Отцу я, разумеется, ничего не рассказывал. Я видел его очень мало и испытывал в его присутствии жгучий стыд. В своих бедах я признался матери, и тут не понадобилось лишних слов. Очевидно, она сразу все поняла и, смеясь, отделалась от меня какими-то пустяками. Всегда, если я жаловался на что-нибудь — ведь даже у самого счастливого ребенка время от времени бывают поводы для жалоб, — она дарила мне какой-нибудь пустячок, обычно совсем мне ненужный, например, серебряный позолоченный наперсток, еще теплый от ее пальца, и это сразу утешало меня.
Причиной моих горестей была школа, да, школа тоже.

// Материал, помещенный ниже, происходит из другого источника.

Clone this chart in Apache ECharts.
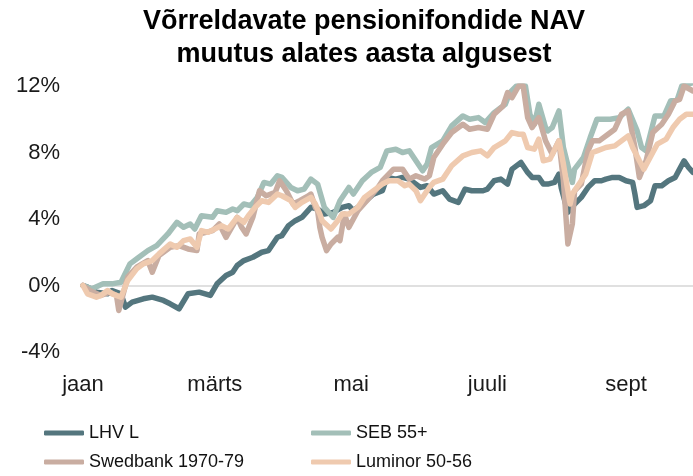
<!DOCTYPE html>
<html lang="et" style="height: 100%">

<head>
  <meta charset="utf-8">
</head>

<body style="height: 100%; margin: 0;">
  <div id="container" style="width: 693px; height: 476px;"></div>

  <script type="text/javascript" src="https://cdn.jsdelivr.net/npm/echarts@6/dist/echarts.min.js"></script>

  <script type="text/javascript">
    // x = päev aasta algusest, y = muutus %
    var monthLabels = ['jaan', 'märts', 'mai', 'juuli', 'sept'];
    var monthDays = [0, 59, 120, 181, 243];

    var lhv = [[0,0],[2,-0.1],[6,-0.4],[11,-0.5],[13,-0.3],[17,-0.5],[19,-1.3],[22,-1.0],[27,-0.8],[31,-0.7],[36,-0.9],[39,-1.1],[43,-1.4],[47,-0.5],[52,-0.4],[57,-0.6],[60,0.1],[64,0.6],[67,0.8],[69,1.2],[72,1.5],[76,1.7],[80,2.0],[83,2.1],[87,2.9],[89,3.0],[92,3.6],[95,3.9],[98,4.1],[102,4.7],[105,4.6],[108,4.3],[112,4.4],[116,4.7],[119,4.8],[121,4.5],[125,4.9],[130,5.5],[134,5.7],[136,6.5],[140,6.4],[143,6.5],[146,6.4],[151,5.9],[154,6.0],[157,5.5],[161,5.7],[164,5.2],[168,5.0],[171,5.8],[174,5.7],[179,5.7],[181,5.8],[184,6.3],[187,6.4],[190,6.1],[192,7.0],[196,7.4],[199,6.8],[201,6.5],[204,6.5],[206,6.1],[208,6.1],[211,6.2],[213,6.7],[214,5.9],[217,4.4],[220,4.9],[223,5.3],[226,5.9],[229,6.3],[232,6.3],[234,6.4],[237,6.5],[240,6.5],[243,6.3],[246,6.2],[247,5.5],[248,4.7],[251,4.8],[254,5.1],[256,6.0],[259,6.0],[262,6.3],[265,6.5],[267,7.0],[269,7.5],[271,7.1],[273,6.8]];

    var seb = [[0,0],[4,-0.2],[9,0.1],[13,0.1],[17,0.2],[21,1.3],[25,1.7],[29,2.1],[33,2.4],[38,3.1],[42,3.8],[45,3.5],[48,3.7],[50,3.4],[53,4.2],[58,4.1],[60,4.5],[64,4.4],[67,4.6],[69,4.5],[72,4.9],[75,4.8],[78,5.3],[81,6.2],[84,6.1],[87,6.6],[89,6.5],[93,5.9],[96,5.7],[99,5.8],[102,6.4],[105,6.1],[108,4.7],[112,4.1],[115,5.1],[119,5.9],[121,5.5],[125,6.3],[129,6.8],[133,7.1],[136,8.1],[140,8.2],[143,8.0],[146,8.1],[149,7.5],[152,6.9],[154,7.3],[156,8.3],[161,8.7],[165,9.6],[170,10.2],[173,10.0],[177,10.1],[180,9.8],[184,10.4],[189,10.9],[191,11.6],[194,12.0],[198,12.0],[200,10.3],[202,9.7],[204,10.9],[207,9.5],[208,9.3],[210,9.5],[213,10.5],[215,8.3],[218,6.7],[219,6.2],[220,7.0],[224,7.7],[227,8.9],[230,10.0],[236,10.0],[240,10.1],[244,10.6],[248,9.3],[250,8.3],[252,8.1],[256,10.2],[260,10.2],[263,11.1],[266,11.2],[268,12.0],[273,12.2]];

    var swedbank = [[0,0],[3,-0.3],[8,-0.6],[12,-0.4],[15,-0.6],[16,-1.5],[20,0.5],[24,1.1],[29,1.5],[31,0.8],[34,1.8],[39,2.3],[43,2.4],[47,2.2],[51,2.1],[52,3.1],[55,3.2],[58,3.3],[61,3.7],[64,2.9],[67,3.6],[69,4.1],[71,3.5],[73,3.1],[76,4.1],[79,5.7],[82,5.4],[86,5.6],[88,6.3],[91,5.7],[94,4.9],[97,5.1],[101,5.4],[102,5.5],[104,4.7],[105,4.5],[106,3.5],[107,2.9],[109,2.1],[111,2.5],[114,2.9],[115,2.7],[117,4.3],[119,3.5],[123,4.5],[127,5.1],[132,5.9],[134,6.3],[139,7.0],[143,7.0],[146,6.4],[149,6.6],[153,6.4],[155,6.6],[157,7.7],[161,8.5],[165,9.2],[170,9.7],[173,9.4],[177,9.5],[181,9.4],[184,10.3],[188,10.8],[190,11.6],[192,11.3],[195,12.0],[197,12.0],[199,10.1],[201,9.5],[204,10.1],[207,8.7],[210,7.9],[213,8.7],[215,6.3],[217,2.5],[219,3.7],[220,5.7],[223,6.1],[226,8.1],[228,8.7],[231,8.7],[235,9.1],[238,9.4],[241,10.3],[244,10.5],[247,8.3],[249,6.5],[252,7.5],[255,9.2],[259,9.7],[262,10.3],[265,11.1],[267,11.2],[269,12.0],[273,11.7]];

    var luminor = [[0,0],[2,-0.5],[6,-0.7],[8,-0.6],[11,-0.3],[13,-0.5],[17,-0.7],[20,0.3],[24,1.0],[27,1.3],[31,1.5],[34,1.9],[39,2.5],[42,2.3],[45,2.7],[48,2.8],[51,2.3],[53,3.3],[56,3.2],[59,3.4],[62,3.6],[65,3.4],[69,4.1],[72,3.8],[74,4.2],[77,4.7],[80,5.1],[83,5.0],[87,5.5],[89,5.4],[93,5.1],[95,4.7],[98,5.0],[102,5.3],[104,4.9],[106,4.3],[107,3.9],[111,3.4],[114,3.9],[116,4.3],[119,4.3],[123,4.7],[126,5.3],[130,5.7],[134,6.1],[137,6.3],[141,6.3],[144,6.0],[146,6.1],[149,5.7],[151,5.1],[153,5.5],[155,5.9],[157,6.2],[161,6.4],[165,7.2],[170,7.8],[174,8.0],[178,8.1],[181,7.8],[184,8.3],[189,8.7],[192,9.2],[195,9.1],[197,9.1],[199,8.3],[202,8.2],[204,8.8],[206,7.5],[209,7.6],[213,8.7],[215,7.3],[218,4.9],[219,5.5],[222,6.1],[225,6.7],[228,8.0],[230,8.1],[234,8.3],[238,8.4],[241,8.7],[244,9.0],[246,8.3],[249,7.5],[251,7.0],[255,8.0],[257,8.5],[261,8.8],[264,9.5],[267,10.0],[270,10.3],[273,10.3]];

    var yTicks = [-4, 0, 4, 8, 12];

    var dom = document.getElementById('container');
    var myChart = echarts.init(dom, null, { renderer: 'canvas' });

    function line(name, data, color) {
      return {
        name: name,
        type: 'line',
        data: data,
        symbol: 'none',
        showSymbol: false,
        clip: true,
        lineStyle: { width: 5.5, color: color, cap: 'round', join: 'round' },
        itemStyle: { color: color }
      };
    }

    // one legend per item so the 2x2 grid stays put
    function legendItem(name, left, top) {
      return {
        data: [name],
        left: left,
        top: top,
        padding: 0,
        icon: 'roundRect',
        itemWidth: 40,
        itemHeight: 5,
        textStyle: { fontFamily: 'Liberation Sans', fontSize: 18, color: '#111' }
      };
    }

    var option = {
      animation: false,
      title: {
        text: 'Võrreldavate pensionifondide NAV\nmuutus alates aasta algusest',
        left: 359,
        top: 0,
        textAlign: 'center',
        textStyle: {
          fontFamily: 'Liberation Sans',
          fontWeight: 'bold',
          fontSize: 27,
          lineHeight: 33,
          color: '#000'
        }
      },
      legend: [
        legendItem('LHV L', 44, 424),
        legendItem('SEB 55+', 311, 424),
        legendItem('Swedbank 1970-79', 44, 453),
        legendItem('Luminor 50-56', 311, 453)
      ],
      grid: { left: 83, right: 0, top: 86, bottom: 124 },
      xAxis: {
        type: 'value',
        min: 0,
        max: 273,
        axisLine: { show: false },
        axisTick: { show: false },
        splitLine: { show: false },
        axisLabel: {
          customValues: monthDays,
          margin: 22,
          fontFamily: 'Liberation Sans',
          fontSize: 22,
          color: '#1a1a1a',
          formatter: function (v) {
            var i = monthDays.indexOf(v);
            return i >= 0 ? monthLabels[i] : '';
          }
        }
      },
      yAxis: {
        type: 'value',
        min: yTicks[0],
        max: yTicks[yTicks.length - 1],
        interval: 4,
        axisLine: { show: false },
        axisTick: { show: false },
        axisLabel: {
          margin: 23,
          fontFamily: 'Liberation Sans',
          fontSize: 22,
          color: '#1a1a1a',
          formatter: '{value}%'
        },
        splitLine: {
          show: true,
          lineStyle: {
            width: 1.5,
            color: ['rgba(0,0,0,0)', '#d6d6d6', 'rgba(0,0,0,0)', 'rgba(0,0,0,0)', 'rgba(0,0,0,0)']
          }
        }
      },
      series: [
        line('LHV L', lhv, '#54767e'),
        line('SEB 55+', seb, '#a3bfb8'),
        line('Swedbank 1970-79', swedbank, '#c9ada1'),
        line('Luminor 50-56', luminor, '#efcaaf')
      ]
    };

    myChart.setOption(option);
    window.addEventListener('resize', myChart.resize);
  </script>
</body>

</html>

Я учился все хуже и хуже, и в конце почти каждого месяца от педагогического совета приходило письмо в синем конверте, содержавшее «предупреждение», а кроме того, к сожалению, и «порицание»; на этих письмах должен был расписываться отец.
Но, уступив моим просьбам и настояниям, мать перехватывала эти письма, и я убедил ее подделывать хоть как-нибудь подпись отца, довольно неразборчивую, как у большинства врачей.

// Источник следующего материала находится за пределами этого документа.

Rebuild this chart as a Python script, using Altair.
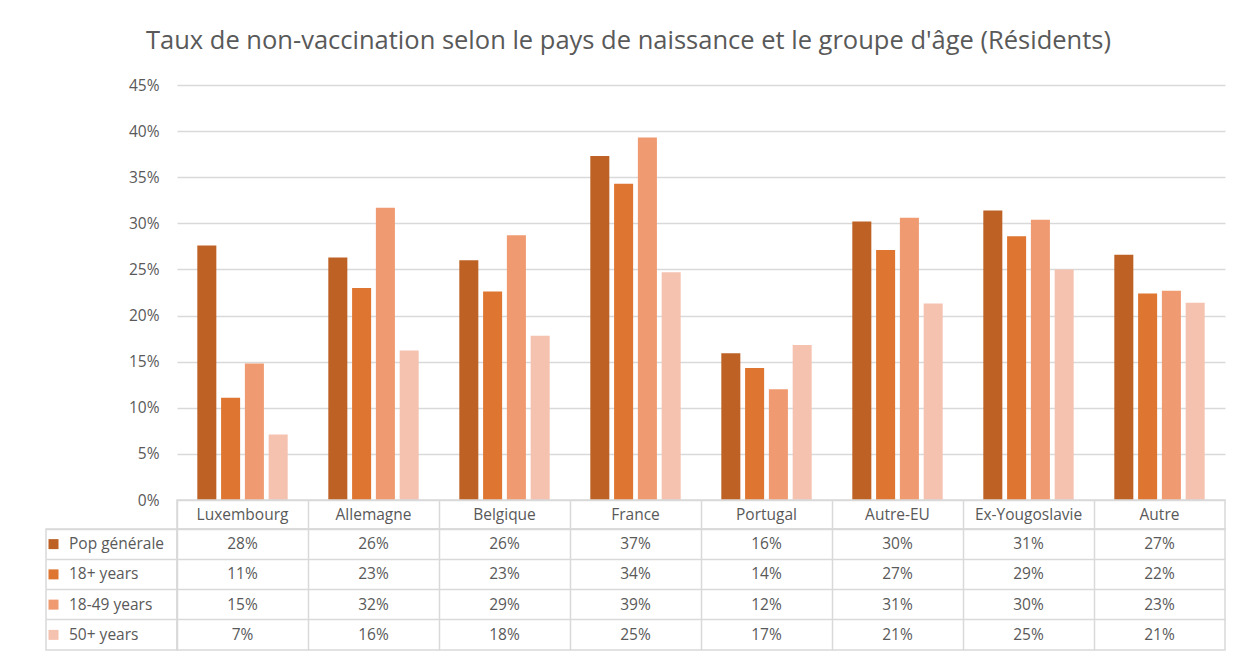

Меня очень тяготило, что в это время отец был со мной нежнее, чем когда бы то ни было. Это была не та нежность, которую проявляют по отношению к слабому, неустойчивому мальчику, обремененному множеством недостатков, к мальчику, часто поддающемуся ужасной вспыльчивости и столь нетерпеливому, что он не может доделать ни одного урока. Нет, это были скорее товарищеские отношения двух равных людей. В конце каждой недели он выдавал мне новый дукат, и я принимал как знак особого доверия то, что он никогда не проверяет, целы ли прежние. Да и как мог бы я их истратить? Я никогда не расставался со своими деньгами. Несмотря на все искушения, я ни разу не прикоснулся к своему сокровищу, и это было самой сильной моей опорой. Я рассчитывал на них в том страшном случае, если в феврале, при выдаче табелей за полугодие, у меня окажутся неудовлетворительные отметки. Эти деньги служили как бы противовесом.
Меня не покидала мысль сделать отцу подарок. Я знал, что он носит галстуки, вывернутые наизнанку, — если вглядеться попристальнее, можно увидеть продольный шов. Но для этой цели я копил серебряные кроны, которые, довольно нерегулярно, получал от матери. Их у меня было уже штук десять или одиннадцать.
Этой зимой, как-то под вечер, отец предложил мне поехать с ним к больному в закрытую лечебницу для душевнобольных, находившуюся за городом. Отец неохотно делал визиты, которые требовали много времени и приносили мало денег. Но на этот раз ему пришлось поехать, потому что его начальство, тот самый статский советник, о котором упоминал один из пилигримов, настоятельно просил об этом. Отец не стал посвящать меня в подробности. Но я полагаю, что дело шло о нервнобольном, страдавшем начинающимся (и тогда еще неизлечимым) параличом глазного нерва. Впрочем, может быть, он уже и ослеп.
Так как дела мои в школе шли все хуже и хуже и последнее письмо педагогического совета в синем конверте содержало целых два порицания и столько же предупреждений, я надеялся, что во время нашей поездки мне удастся подготовить отца к этой неприятности. Мне пришлось ждать довольно долго, прежде чем он позвал меня вниз, но тут, хотя шел уже седьмой час, явились новые пациенты. Отец попросил меня еще подождать и велел кучеру как следует укрыть попонами лошадей, потому что было холодно и начал падать снег.
Фонари у коляски были зажжены, это всегда вызывало недовольство отца — зачем понапрасну тратить дорогое масло? В ответ на мою просьбу кучер молча погасил фитили, зажав их своими грубыми пальцами. Потом он снова уселся на козлы. На лошадей уже были надеты попоны, и тонкий слой снега медленно покрывал коричневую мохнатую ткань. Но вскоре снег начал таять на теплых спинах животных, с боков их медленно стекали капли. Кучер, ударяя от холода в ладоши и хлопая себя по груди и по бедрам, слез, чтобы кнутовищем смахнуть снег с лошадиных спин. Вдруг, к моему великому изумлению, одна из лошадей разинула пасть, обнажив желтые длинные зубы, выступающие из бледных десен, и принялась громко ржать. К ней присоединилась и вторая.
Я нетерпеливо вбежал в приемную. Последние пациенты находились в кабинете. Царила мертвая тишина. Большие часы в углу стояли. Отец считал лишним заводить их. Он не хотел, чтоб часы ходили зря в комнате, где никто не живет. Наконец я услышал бормотание, что-то звякнуло — вероятно, это были деньги за визит, — и на пороге появились больные, а за ними отец. Лицо его казалось бледным, утомленным и неподвижным. Он слегка поклонился. На нем был белоснежный, без единого пятнышка халат, хотя он носил его всю неделю.